Annual day celebrates ‘independence’ for wheelchair-users

A disabled campaigner is hoping disabled people in the UK and around the world will use an annual day to celebrate the independence provided by their wheelchair.

Steve Wilkinson launched International Wheelchair Day five years ago, and although it has yet to take off in the UK, there were events last year in both Nepal and Australia.

He wants wheelchair-users to mark the day – 1 March – in their own way, either through an organised event or a small personal celebration of “the positive impact a wheelchair has had in their lives”.

IWD also aims to raise awareness of the access challenges still facing wheelchair-users, and focus on the estimated 100 million disabled people worldwide who do not have the wheelchairs they need.

Wilkinson said: “The day is for all wheelchair-users around the world to celebrate what wheelchairs can do for them. A wheelchair gives people the freedom they wouldn’t [otherwise] have.”

For the first few years, he used IWD to blog about wheelchair-related issues, but last year, there was a rally on 1 March of more than 90 wheelchair-users calling for better access in Kathmandu, Nepal, while Wilkinson himself attended an event in Adelaide, South Australia.

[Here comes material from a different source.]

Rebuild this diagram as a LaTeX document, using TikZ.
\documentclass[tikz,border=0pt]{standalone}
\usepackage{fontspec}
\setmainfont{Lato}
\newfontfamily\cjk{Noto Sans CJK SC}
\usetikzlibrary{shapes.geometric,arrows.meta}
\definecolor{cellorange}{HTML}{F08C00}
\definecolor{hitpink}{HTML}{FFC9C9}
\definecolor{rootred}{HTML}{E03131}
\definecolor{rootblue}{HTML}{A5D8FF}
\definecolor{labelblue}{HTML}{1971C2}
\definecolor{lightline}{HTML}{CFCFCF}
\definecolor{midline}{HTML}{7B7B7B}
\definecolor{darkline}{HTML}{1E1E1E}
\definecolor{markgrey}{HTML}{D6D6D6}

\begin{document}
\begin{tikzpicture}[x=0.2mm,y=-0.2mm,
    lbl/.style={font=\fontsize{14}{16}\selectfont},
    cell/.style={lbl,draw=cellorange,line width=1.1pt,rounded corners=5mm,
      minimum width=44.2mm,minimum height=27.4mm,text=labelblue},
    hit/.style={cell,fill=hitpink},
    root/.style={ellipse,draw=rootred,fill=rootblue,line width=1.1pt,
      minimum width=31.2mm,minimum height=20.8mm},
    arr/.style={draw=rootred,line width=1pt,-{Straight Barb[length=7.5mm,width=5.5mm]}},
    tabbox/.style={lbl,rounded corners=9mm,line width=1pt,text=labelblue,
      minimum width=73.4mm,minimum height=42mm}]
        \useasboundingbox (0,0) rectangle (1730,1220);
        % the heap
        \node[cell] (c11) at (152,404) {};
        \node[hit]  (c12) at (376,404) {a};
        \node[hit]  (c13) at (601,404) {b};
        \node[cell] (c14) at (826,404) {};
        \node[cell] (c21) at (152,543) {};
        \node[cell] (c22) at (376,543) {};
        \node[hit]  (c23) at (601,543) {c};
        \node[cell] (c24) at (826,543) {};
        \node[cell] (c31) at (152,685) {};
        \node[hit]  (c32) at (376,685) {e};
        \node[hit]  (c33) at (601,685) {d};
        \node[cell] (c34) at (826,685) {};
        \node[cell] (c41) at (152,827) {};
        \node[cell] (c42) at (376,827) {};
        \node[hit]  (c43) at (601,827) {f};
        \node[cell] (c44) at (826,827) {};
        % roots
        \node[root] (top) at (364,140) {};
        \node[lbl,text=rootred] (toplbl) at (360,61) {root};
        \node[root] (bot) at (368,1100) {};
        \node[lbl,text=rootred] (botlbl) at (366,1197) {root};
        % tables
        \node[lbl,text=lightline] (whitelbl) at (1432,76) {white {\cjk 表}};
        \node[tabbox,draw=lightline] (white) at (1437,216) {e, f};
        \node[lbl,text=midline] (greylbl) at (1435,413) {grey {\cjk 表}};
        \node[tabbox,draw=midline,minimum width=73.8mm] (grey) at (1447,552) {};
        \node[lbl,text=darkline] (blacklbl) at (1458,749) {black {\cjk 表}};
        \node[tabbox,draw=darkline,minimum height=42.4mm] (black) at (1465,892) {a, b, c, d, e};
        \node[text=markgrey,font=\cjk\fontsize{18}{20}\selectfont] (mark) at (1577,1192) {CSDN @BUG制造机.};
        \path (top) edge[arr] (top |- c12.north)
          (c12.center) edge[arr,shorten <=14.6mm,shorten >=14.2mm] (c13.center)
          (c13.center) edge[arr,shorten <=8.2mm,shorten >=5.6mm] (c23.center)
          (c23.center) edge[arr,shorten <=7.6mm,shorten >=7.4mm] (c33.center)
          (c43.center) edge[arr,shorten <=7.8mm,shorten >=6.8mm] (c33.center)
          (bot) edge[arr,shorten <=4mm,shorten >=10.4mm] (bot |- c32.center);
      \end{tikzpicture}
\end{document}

This year, there will be another event in Adelaide, due to be opened by Tony Piccolo, South Australia’s minister for disabilities.

And in Cape Town, South Africa, fundraisers will be using IWD to hand over bags full of bread tags – plastic tags used to tie bread bags – that have been collected for the charity Bread Tags for Wheelchairs.

For every 10 kg of bread tags, the charity receives enough money from a recycling company for a new wheelchair.